18 mars 2014

Il y a 100 ans : Les tribulations d’un Malgache (1)

Le Courrier colonial n’est pas un organe exclusivement indigénophile ; aussi, les gens à l’esprit étroit le traitent-ils assez volontiers d’indigénophobe, bien qu’il n’ait jamais préconisé l’application d’un pareil… barbarisme.
Au risque de contrister nos adversaires et les plonger dans une profonde stupeur, nous devons dire qu’il nous arrive fréquemment de recevoir, des sujets de la France, de longues listes de doléances, et de signaler leurs plaintes lorsqu’elles nous paraissent justifiées.
Oyez, ainsi, l’histoire d’un pauvre Malgache qui vient de faire l’expérience des ahurissantes complications des lois et règlements introduits par nous dans son pays.
Il avait quitté, avec sa femme, la province qu’il habitait, pour aller travailler chez un colon dont les plantations se trouvaient situées dans une autre partie de l’île.
Quelques mois après, sa femme se trouve enceinte. C’est un accident qui peut arriver à toutes les femmes, même malgaches.
Ne pouvant lui donner tous les soins que réclame son état, il l’envoie faire ses couches dans son pays natal, c’est-à-dire dans la province voisine.
L’enfant naît. La mère, fidèle aux recommandations de son mari, l’apporte au « lehibe », chargé de recevoir les déclarations de naissance des enfants issus de ses administrés.
— Es-tu d’ici, lui demande le fonctionnaire bronzé ?
— Oui, répond-elle, et mon enfant est né chez mes parents qui habitent le village. Mais moi, je suis partie avec mon mari dans une autre province.
— Alors, tu n’appartiens plus à mon village, puisque tu as suivi ton mari dans la province voisine, c’est donc là-bas, où il a été fait, qu’il faut aller déclarer ton « gazy ».

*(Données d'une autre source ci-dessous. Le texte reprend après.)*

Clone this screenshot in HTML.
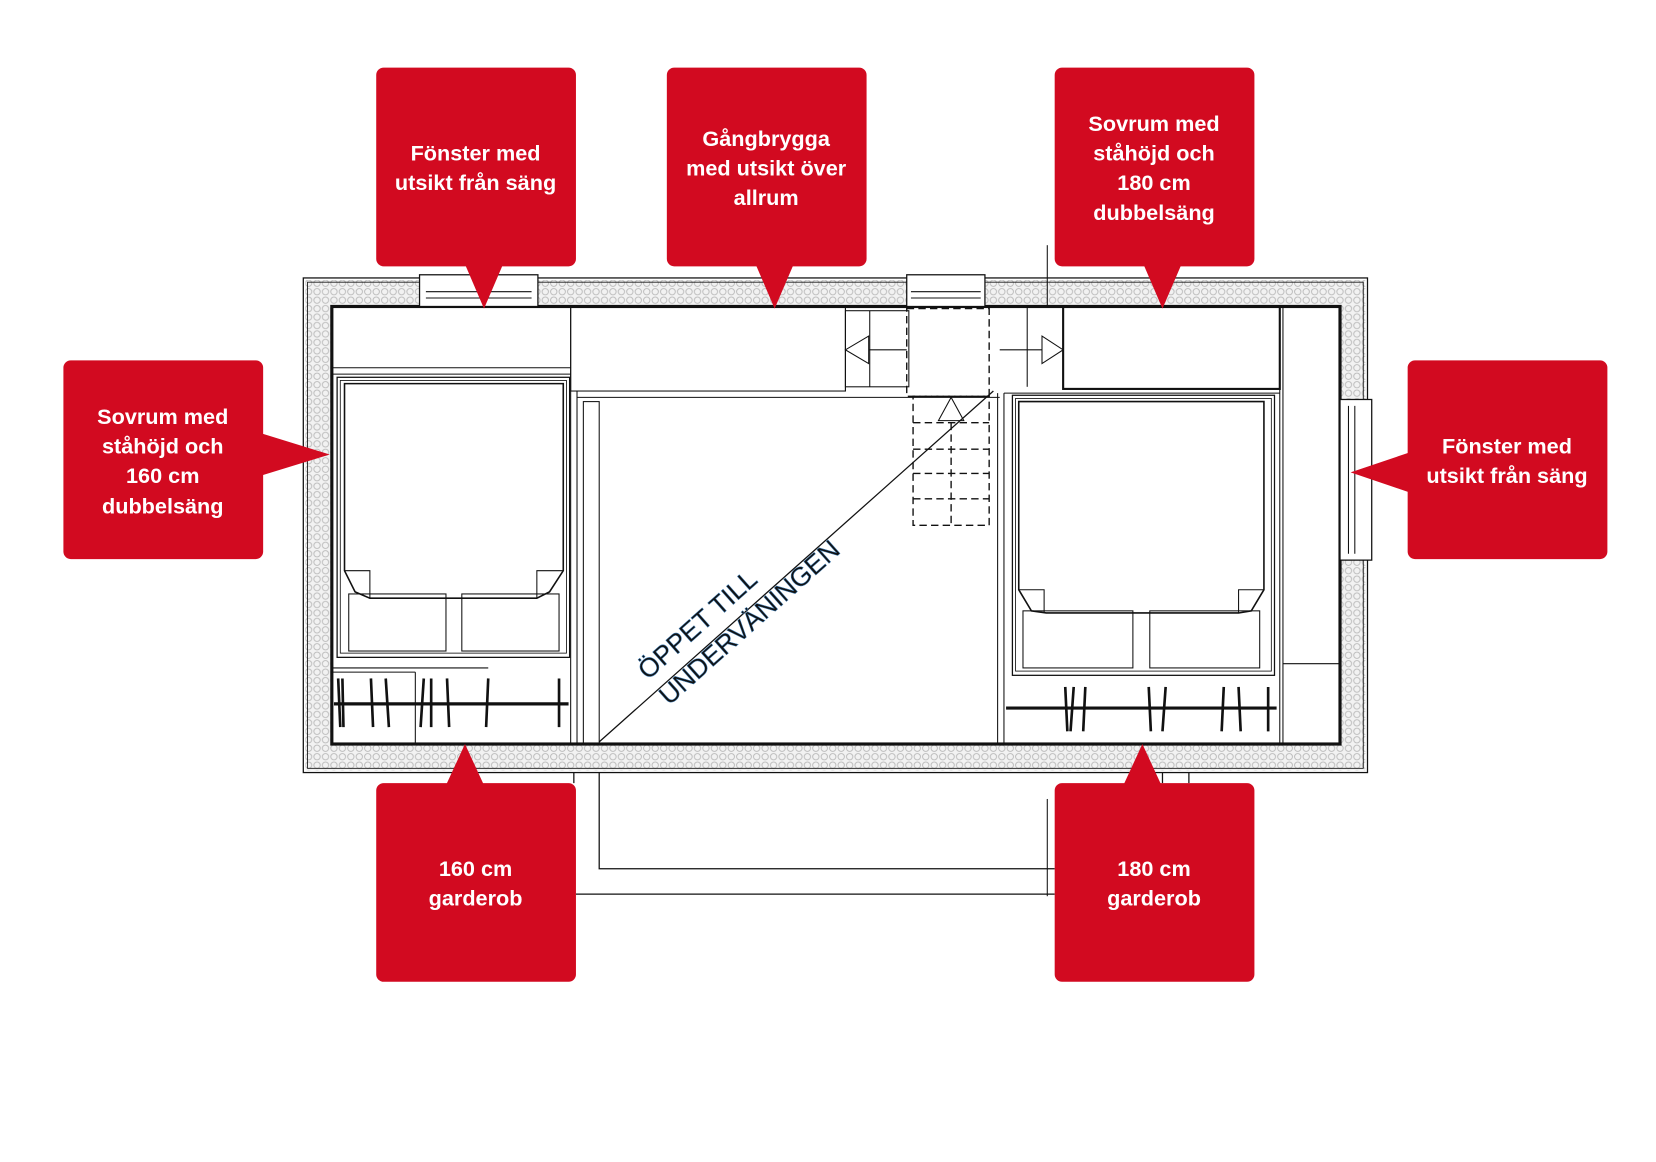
<!DOCTYPE html>
<html><head><meta charset="utf-8"><style>
html,body{margin:0;padding:0;background:#fff;width:1656px;height:1162px;overflow:hidden}
svg{display:block}
.t{font-family:"Liberation Sans",Arial,sans-serif;font-weight:bold;font-size:20.5px;fill:#fff;text-anchor:middle}
</style></head><body>
<svg width="1656" height="1162" viewBox="0 0 1567 1099.5" preserveAspectRatio="none" xmlns="http://www.w3.org/2000/svg">
<defs>
<pattern id="ins" width="8" height="8" patternUnits="userSpaceOnUse">
<rect width="8" height="8" fill="#f2f2f2"/>
<circle cx="4" cy="4" r="3" fill="none" stroke="#bbb" stroke-width="0.9"/>
</pattern>
</defs>
<g fill="none" stroke="#111">
<rect x="289" y="265" width="1003" height="464" fill="url(#ins)" stroke="none"/>
<rect x="287" y="263" width="1007" height="468" stroke-width="1.2"/>
<rect x="291" y="267" width="999" height="460" stroke-width="0.8"/>
<rect x="314" y="290" width="954" height="414" fill="#fff" stroke-width="3"/>
<rect x="397" y="260" width="112" height="30" fill="#fff" stroke-width="1.2"/>
<line x1="403" y1="276" x2="503" y2="276"/><line x1="403" y1="282" x2="503" y2="282"/>
<rect x="858" y="260" width="74" height="30" fill="#fff" stroke-width="1.2"/>
<line x1="862" y1="276" x2="928" y2="276"/><line x1="862" y1="282" x2="928" y2="282"/>
<rect x="1268" y="378" width="30" height="152" fill="#fff" stroke-width="1.2"/>
<line x1="1276" y1="384" x2="1276" y2="524"/><line x1="1282" y1="384" x2="1282" y2="524"/>
<line x1="314" y1="348" x2="540" y2="348"/><line x1="314" y1="354" x2="540" y2="354"/>
<rect x="319" y="357" width="220" height="265" stroke-width="1.2"/>
<rect x="322" y="360" width="214" height="258" stroke-width="0.8"/>
<path d="M326 363 H533 V540 L520 560 L508 566 H350 L336 560 L326 540 Z" stroke-width="1.5"/>
<path d="M326 540 H350 V566 M533 540 H508 V566"/>
<rect x="330" y="562" width="92" height="54"/><rect x="437" y="562" width="92" height="54"/>
<line x1="314" y1="632" x2="462" y2="632"/>
<line x1="314" y1="636" x2="393" y2="636"/><line x1="393" y1="636" x2="393" y2="704"/>
<line x1="316" y1="666" x2="538" y2="666" stroke-width="3"/>
<path d="M320 642 L322 688 M324 642 L325 688 M351 642 L353 688 M365 642 L368 688 M401 642 L398 688 M408 642 L408 688 M423 642 L425 688 M462 642 L460 688 M529 642 L529 688" stroke-width="2.5"/>
<line x1="540" y1="290" x2="540" y2="704"/>
<line x1="546" y1="370" x2="546" y2="704"/>
<rect x="540" y="290" width="260" height="80"/>
<line x1="546" y1="376" x2="946" y2="376"/>
<rect x="552" y="380" width="15" height="324"/>
<line x1="800" y1="290" x2="800" y2="370"/>
<rect x="800" y="294" width="60" height="72"/><line x1="823" y1="294" x2="823" y2="366"/>
<path d="M822 318 L800 331 L822 344 Z"/><line x1="822" y1="331" x2="858" y2="331"/>
<g stroke-dasharray="7 4" stroke-width="1.3">
<rect x="858" y="292" width="78" height="83"/>
<rect x="864" y="375" width="72" height="122"/>
<line x1="864" y1="400" x2="936" y2="400"/><line x1="864" y1="425" x2="936" y2="425"/>
<line x1="864" y1="448" x2="936" y2="448"/><line x1="864" y1="472" x2="936" y2="472"/>
<line x1="900" y1="400" x2="900" y2="497"/>
</g>
<path d="M888 398 L900 376 L912 398 Z"/>
<line x1="946" y1="331" x2="986" y2="331"/><path d="M986 318 L1006 331 L986 344 Z"/>
<line x1="972" y1="290" x2="972" y2="366"/>
<line x1="567" y1="702" x2="940" y2="370" stroke-width="1.2"/>
<text x="0" y="0" transform="translate(613,644) rotate(-41.7)" font-family="Liberation Sans,Arial,sans-serif" font-size="25" fill="#111" stroke="#3a78b0" stroke-width="0.5">ÖPPET TILL</text>
<text x="0" y="0" transform="translate(633,668) rotate(-41.7)" font-family="Liberation Sans,Arial,sans-serif" font-size="25" fill="#111" stroke="#3a78b0" stroke-width="0.5">UNDERVÄNINGEN</text>
<line x1="944" y1="372" x2="944" y2="704"/><line x1="950" y1="372" x2="950" y2="704"/>
<rect x="1006" y="290" width="205" height="78" stroke-width="2"/>
<line x1="1211" y1="290" x2="1211" y2="704"/><line x1="1214" y1="290" x2="1214" y2="704"/>
<line x1="1214" y1="628" x2="1268" y2="628"/>
<line x1="950" y1="372" x2="1211" y2="372"/>
<rect x="958" y="374" width="248" height="265" stroke-width="1.2"/>
<rect x="961" y="377" width="242" height="258" stroke-width="0.8"/>
<path d="M964 380 H1196 V558 L1184 578 L1172 580 H990 L976 578 L964 558 Z" stroke-width="1.5"/>
<path d="M964 558 H988 V580 M1196 558 H1172 V580"/>
<rect x="968" y="578" width="104" height="54"/><rect x="1088" y="578" width="104" height="54"/>
<line x1="952" y1="670" x2="1208" y2="670" stroke-width="3"/>
<path d="M1008 650 L1010 692 M1016 650 L1013 692 M1027 650 L1025 692 M1087 650 L1089 692 M1103 650 L1100 692 M1158 650 L1156 692 M1172 650 L1174 692 M1200 650 L1200 692" stroke-width="2.5"/>
<line x1="991" y1="232" x2="991" y2="290" stroke-width="1"/>
<path d="M567 731 V822 H998 M545 846 H998 M543 731 V741 M1100 731 V741 M1125 731 V741" stroke-width="1.2"/>
<line x1="991" y1="756" x2="991" y2="848" stroke-width="1"/>
</g>
<g fill="#d20a20">
<rect x="356" y="64" width="189" height="188" rx="7"/><path d="M440 250 L476 250 L458 292 Z"/>
<rect x="631" y="64" width="189" height="188" rx="7"/><path d="M715 250 L751 250 L733 292 Z"/>
<rect x="998" y="64" width="189" height="188" rx="7"/><path d="M1082 250 L1118 250 L1100 292 Z"/>
<rect x="60" y="341" width="189" height="188" rx="7"/><path d="M247 410 L247 450 L312 430 Z"/>
<rect x="1332" y="341" width="189" height="188" rx="7"/><path d="M1334 428 L1334 466 L1278 447 Z"/>
<rect x="356" y="741" width="189" height="188" rx="7"/><path d="M422 743 L458 743 L440 704 Z"/>
<rect x="998" y="741" width="189" height="188" rx="7"/><path d="M1063 743 L1099 743 L1081 704 Z"/>
</g>
<text class="t"><tspan x="450" y="152">Fönster med</tspan><tspan x="450" y="180">utsikt från säng</tspan></text>
<text class="t"><tspan x="725" y="138">Gångbrygga</tspan><tspan x="725" y="166">med utsikt över</tspan><tspan x="725" y="194">allrum</tspan></text>
<text class="t"><tspan x="1092" y="124">Sovrum med</tspan><tspan x="1092" y="152">ståhöjd och</tspan><tspan x="1092" y="180">180 cm</tspan><tspan x="1092" y="208">dubbelsäng</tspan></text>
<text class="t"><tspan x="154" y="401">Sovrum med</tspan><tspan x="154" y="429">ståhöjd och</tspan><tspan x="154" y="457">160 cm</tspan><tspan x="154" y="486">dubbelsäng</tspan></text>
<text class="t"><tspan x="1426" y="429">Fönster med</tspan><tspan x="1426" y="457">utsikt från säng</tspan></text>
<text class="t"><tspan x="450" y="829">160 cm</tspan><tspan x="450" y="857">garderob</tspan></text>
<text class="t"><tspan x="1092" y="829">180 cm</tspan><tspan x="1092" y="857">garderob</tspan></text>
</svg>
</body></html>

La mère, respectueuse de « l’autorité », rentre tranquillement chez ses parents et, quelque temps après, retourne chez son mari, à qui elle raconte l’incident.
Insouciant comme tous ceux de sa race, ce dernier juge que rien ne presse. Il ne se doute pas, le malheureux, de l’importance qu’attache le civilisé aux formalités de l’état-civil.
Enfin, après plusieurs semaines, il se présente tranquillement avec sa femme et sa progéniture, devant le gouverneur indigène de l’endroit.